Transcribe every line exactly. Leave the pictures behind.

Start

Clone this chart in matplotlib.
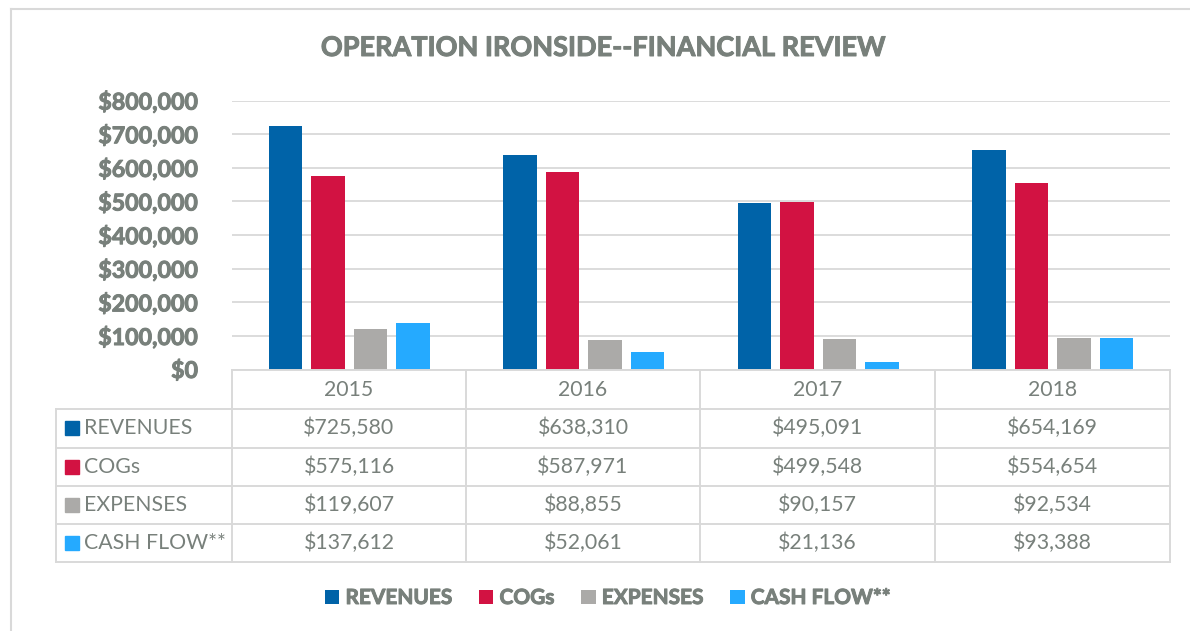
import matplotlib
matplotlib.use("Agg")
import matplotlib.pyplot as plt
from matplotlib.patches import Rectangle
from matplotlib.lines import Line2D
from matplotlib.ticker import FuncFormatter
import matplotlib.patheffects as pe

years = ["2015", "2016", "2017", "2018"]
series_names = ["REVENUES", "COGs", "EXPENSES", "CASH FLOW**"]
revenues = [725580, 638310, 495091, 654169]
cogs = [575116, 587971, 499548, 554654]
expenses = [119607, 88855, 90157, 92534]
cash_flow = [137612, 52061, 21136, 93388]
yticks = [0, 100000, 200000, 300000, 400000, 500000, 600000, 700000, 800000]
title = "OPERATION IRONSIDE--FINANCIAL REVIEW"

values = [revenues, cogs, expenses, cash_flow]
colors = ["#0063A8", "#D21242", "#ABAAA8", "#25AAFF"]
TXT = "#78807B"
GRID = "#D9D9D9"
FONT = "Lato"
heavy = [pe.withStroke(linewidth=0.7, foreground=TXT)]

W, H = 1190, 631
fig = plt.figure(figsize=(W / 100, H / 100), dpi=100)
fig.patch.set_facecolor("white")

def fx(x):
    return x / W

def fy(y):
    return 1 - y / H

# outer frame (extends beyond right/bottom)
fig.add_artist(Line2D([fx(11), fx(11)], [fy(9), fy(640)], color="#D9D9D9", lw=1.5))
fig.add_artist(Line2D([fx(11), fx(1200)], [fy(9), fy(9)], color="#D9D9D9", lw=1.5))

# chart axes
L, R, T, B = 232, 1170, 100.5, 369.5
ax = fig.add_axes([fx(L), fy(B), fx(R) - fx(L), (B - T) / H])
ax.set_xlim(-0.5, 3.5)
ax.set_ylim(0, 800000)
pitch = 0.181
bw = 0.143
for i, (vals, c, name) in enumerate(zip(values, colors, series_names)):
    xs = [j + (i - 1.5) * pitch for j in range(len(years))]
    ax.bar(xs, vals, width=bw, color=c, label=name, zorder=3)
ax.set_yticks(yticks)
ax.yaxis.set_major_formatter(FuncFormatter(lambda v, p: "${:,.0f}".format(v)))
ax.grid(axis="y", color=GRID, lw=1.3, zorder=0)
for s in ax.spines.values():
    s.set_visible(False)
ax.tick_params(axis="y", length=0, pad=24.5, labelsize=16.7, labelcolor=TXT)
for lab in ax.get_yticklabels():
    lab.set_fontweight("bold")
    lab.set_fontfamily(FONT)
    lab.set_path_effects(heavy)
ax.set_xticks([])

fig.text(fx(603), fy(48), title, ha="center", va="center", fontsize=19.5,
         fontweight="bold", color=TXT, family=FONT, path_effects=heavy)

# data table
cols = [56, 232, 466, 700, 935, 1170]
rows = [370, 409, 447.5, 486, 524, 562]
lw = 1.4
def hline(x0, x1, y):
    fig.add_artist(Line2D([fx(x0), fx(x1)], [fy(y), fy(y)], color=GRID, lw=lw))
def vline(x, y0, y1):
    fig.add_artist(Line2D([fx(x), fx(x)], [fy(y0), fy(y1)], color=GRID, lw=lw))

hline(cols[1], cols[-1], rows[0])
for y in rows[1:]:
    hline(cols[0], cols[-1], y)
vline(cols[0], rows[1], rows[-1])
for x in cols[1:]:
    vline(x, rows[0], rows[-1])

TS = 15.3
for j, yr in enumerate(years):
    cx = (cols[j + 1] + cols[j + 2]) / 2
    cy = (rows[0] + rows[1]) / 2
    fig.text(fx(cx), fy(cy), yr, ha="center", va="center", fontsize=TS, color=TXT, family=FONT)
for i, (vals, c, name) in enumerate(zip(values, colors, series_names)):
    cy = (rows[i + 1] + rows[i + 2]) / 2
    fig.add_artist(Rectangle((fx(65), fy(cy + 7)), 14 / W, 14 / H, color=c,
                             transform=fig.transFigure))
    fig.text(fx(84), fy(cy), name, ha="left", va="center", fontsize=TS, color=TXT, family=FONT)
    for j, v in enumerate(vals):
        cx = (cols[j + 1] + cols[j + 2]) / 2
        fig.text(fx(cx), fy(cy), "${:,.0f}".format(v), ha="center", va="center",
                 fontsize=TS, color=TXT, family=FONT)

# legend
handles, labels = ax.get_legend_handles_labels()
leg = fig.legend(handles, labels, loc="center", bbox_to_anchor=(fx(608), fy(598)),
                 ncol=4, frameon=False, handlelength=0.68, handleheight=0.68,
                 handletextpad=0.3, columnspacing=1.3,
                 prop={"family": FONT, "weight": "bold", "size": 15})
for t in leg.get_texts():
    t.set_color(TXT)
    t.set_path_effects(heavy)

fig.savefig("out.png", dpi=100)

End

Output for this task
Clone this chart in matplotlib.
import matplotlib
matplotlib.use("Agg")
import matplotlib.pyplot as plt
from matplotlib.patches import Rectangle
from matplotlib.lines import Line2D
from matplotlib.ticker import FuncFormatter
import matplotlib.patheffects as pe

years = ["2015", "2016", "2017", "2018"]
series_names = ["REVENUES", "COGs", "EXPENSES", "CASH FLOW**"]
revenues = [725580, 638310, 495091, 654169]
cogs = [575116, 587971, 499548, 554654]
expenses = [119607, 88855, 90157, 92534]
cash_flow = [137612, 52061, 21136, 93388]
yticks = [0, 100000, 200000, 300000, 400000, 500000, 600000, 700000, 800000]
title = "OPERATION IRONSIDE--FINANCIAL REVIEW"

values = [revenues, cogs, expenses, cash_flow]
colors = ["#0063A8", "#D21242", "#ABAAA8", "#25AAFF"]
TXT = "#78807B"
GRID = "#D9D9D9"
FONT = "Lato"
heavy = [pe.withStroke(linewidth=0.7, foreground=TXT)]

W, H = 1190, 631
fig = plt.figure(figsize=(W / 100, H / 100), dpi=100)
fig.patch.set_facecolor("white")

def fx(x):
    return x / W

def fy(y):
    return 1 - y / H

# outer frame (extends beyond right/bottom)
fig.add_artist(Line2D([fx(11), fx(11)], [fy(9), fy(640)], color="#D9D9D9", lw=1.5))
fig.add_artist(Line2D([fx(11), fx(1200)], [fy(9), fy(9)], color="#D9D9D9", lw=1.5))

# chart axes
L, R, T, B = 232, 1170, 100.5, 369.5
ax = fig.add_axes([fx(L), fy(B), fx(R) - fx(L), (B - T) / H])
ax.set_xlim(-0.5, 3.5)
ax.set_ylim(0, 800000)
pitch = 0.181
bw = 0.143
for i, (vals, c, name) in enumerate(zip(values, colors, series_names)):
    xs = [j + (i - 1.5) * pitch for j in range(len(years))]
    ax.bar(xs, vals, width=bw, color=c, label=name, zorder=3)
ax.set_yticks(yticks)
ax.yaxis.set_major_formatter(FuncFormatter(lambda v, p: "${:,.0f}".format(v)))
ax.grid(axis="y", color=GRID, lw=1.3, zorder=0)
for s in ax.spines.values():
    s.set_visible(False)
ax.tick_params(axis="y", length=0, pad=24.5, labelsize=16.7, labelcolor=TXT)
for lab in ax.get_yticklabels():
    lab.set_fontweight("bold")
    lab.set_fontfamily(FONT)
    lab.set_path_effects(heavy)
ax.set_xticks([])

fig.text(fx(603), fy(48), title, ha="center", va="center", fontsize=19.5,
         fontweight="bold", color=TXT, family=FONT, path_effects=heavy)

# data table
cols = [56, 232, 466, 700, 935, 1170]
rows = [370, 409, 447.5, 486, 524, 562]
lw = 1.4
def hline(x0, x1, y):
    fig.add_artist(Line2D([fx(x0), fx(x1)], [fy(y), fy(y)], color=GRID, lw=lw))
def vline(x, y0, y1):
    fig.add_artist(Line2D([fx(x), fx(x)], [fy(y0), fy(y1)], color=GRID, lw=lw))

hline(cols[1], cols[-1], rows[0])
for y in rows[1:]:
    hline(cols[0], cols[-1], y)
vline(cols[0], rows[1], rows[-1])
for x in cols[1:]:
    vline(x, rows[0], rows[-1])

TS = 15.3
for j, yr in enumerate(years):
    cx = (cols[j + 1] + cols[j + 2]) / 2
    cy = (rows[0] + rows[1]) / 2
    fig.text(fx(cx), fy(cy), yr, ha="center", va="center", fontsize=TS, color=TXT, family=FONT)
for i, (vals, c, name) in enumerate(zip(values, colors, series_names)):
    cy = (rows[i + 1] + rows[i + 2]) / 2
    fig.add_artist(Rectangle((fx(65), fy(cy + 7)), 14 / W, 14 / H, color=c,
                             transform=fig.transFigure))
    fig.text(fx(84), fy(cy), name, ha="left", va="center", fontsize=TS, color=TXT, family=FONT)
    for j, v in enumerate(vals):
        cx = (cols[j + 1] + cols[j + 2]) / 2
        fig.text(fx(cx), fy(cy), "${:,.0f}".format(v), ha="center", va="center",
                 fontsize=TS, color=TXT, family=FONT)

# legend
handles, labels = ax.get_legend_handles_labels()
leg = fig.legend(handles, labels, loc="center", bbox_to_anchor=(fx(608), fy(598)),
                 ncol=4, frameon=False, handlelength=0.68, handleheight=0.68,
                 handletextpad=0.3, columnspacing=1.3,
                 prop={"family": FONT, "weight": "bold", "size": 15})
for t in leg.get_texts():
    t.set_color(TXT)
    t.set_path_effects(heavy)

fig.savefig("out.png", dpi=100)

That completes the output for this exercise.